Tuesday, June 19, 2007

De faced

For the past roughly 12 years I’ve been involved in the publication of literature in translation—beginning with “Exchanges” back in the mid-90s (a journal of translation at the University of Iowa) up to my current work with Zephyr Press and the Zoland Poetry series. Over these years and long before I was even considered, there are certain practical aspects of the finished product – the book itself – that continue to gnaw on my liver’s liver. This delicacy, for whatever has its teeth in me, can be summed up with a few lines from the Heather McHugh/Nikolai Popov introduction to their book of Paul Celan translations – glottal stop.


“Because first and foremost we value the experience of the poetry, we decided not to print the German texts en face. Both of us were reluctant to encourage, in the process of fostering an international readership’s acquaintance with Paul Celan, too early a recourse to the kind of line-by-line comparison that fatally distracts attention from what matters first: the experience of a poem’s coursing, cumulative power. The serious scholar will have no trouble looking up the poetic originals; the serious reader will have no objection to focusing on a poem’s presence and integrity.” [p.xiii]


So, if I’m a serious scholar, and am going to track down the originals anyway, why not provide me with the material. The absence of Celan’s German seems a palsy traffic hump to provide someone eager to delve into both original and translation. Especially when you consider that this particular book of translations has been roundly and deservedly heralded as a stunning transformation of these particular Celan poems into English. This is by far one of my favorite books of translation/poetry, which is perhaps what makes the translators’ excuse about the monolingual aspect of this volume all the more painful.
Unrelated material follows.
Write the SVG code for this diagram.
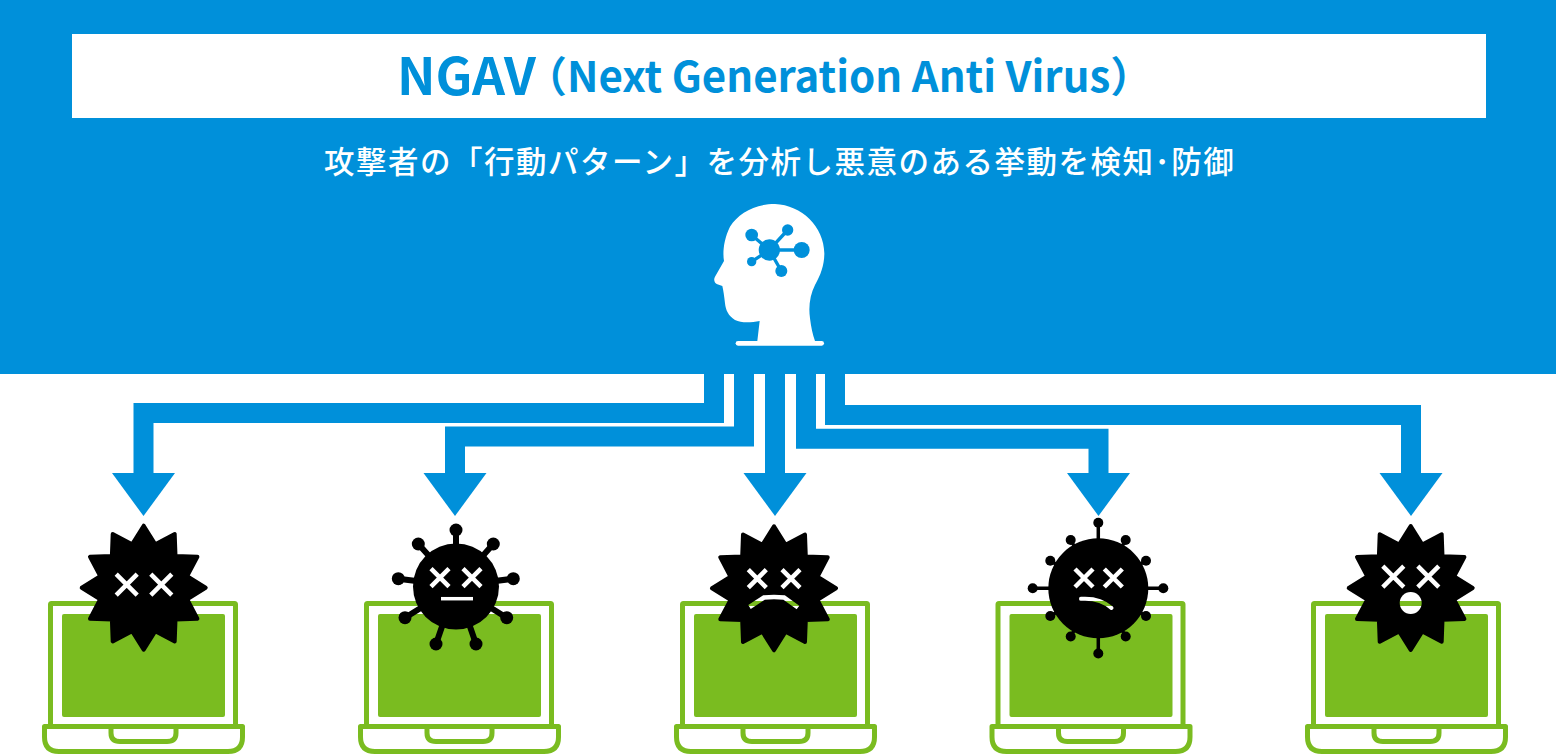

They say they want to focus on the “coursing, cumulative power”—as if readers would be somehow or other physically or genetically incapable of reading just the English for the English. There is a verso and recto to each spread – German goes on one, English the other. Perhaps an eye patch could have been included at the back of the book. And if they really are so concerned about the book being relegated solely to a scholarly apparatus, then why are there over 32 pages of notes for just over 100 pages of poems? Some breath is not squaring.


There are several mentions of copyright issues that hung up the project – but if this were the only issue, it would have been simple enough to write in the introduction that Wesleyan University Press didn’t have the funds for the German (or else that the rights holder was unwilling to set the German free) – and based on the scope of other Wesleyan projects, an additional 100 pages of text for the German shouldn’t have been a financial problem, especially with the literary world’s continued interest in Celan’s work.


Which seems to return us to the age-old issue of some translators believing that including the original in a volume of translation will somehow taint the book, that it won’t be considered seriously as a book of poetry in English, and/or that it will appear too scholarly or inaccessible on store shelves, with two languages staring back. There are other translators who are painfully concerned about being accepted as poets (read, not just translators). The thinking goes that if the original is also included, then their words will be considered to be nothing more than translation for hire – a Kodak user’s manual from Danish, which is about as far from the truth as one can be when considering the poetry of Paul Celan.

Both serious scholars and readers would benefit from seeing the estranged and lyrical nature of Celan's German. Celan moved between too many languages to be concerned about today's readers moving both horizontally and vertically on the page, across gutters.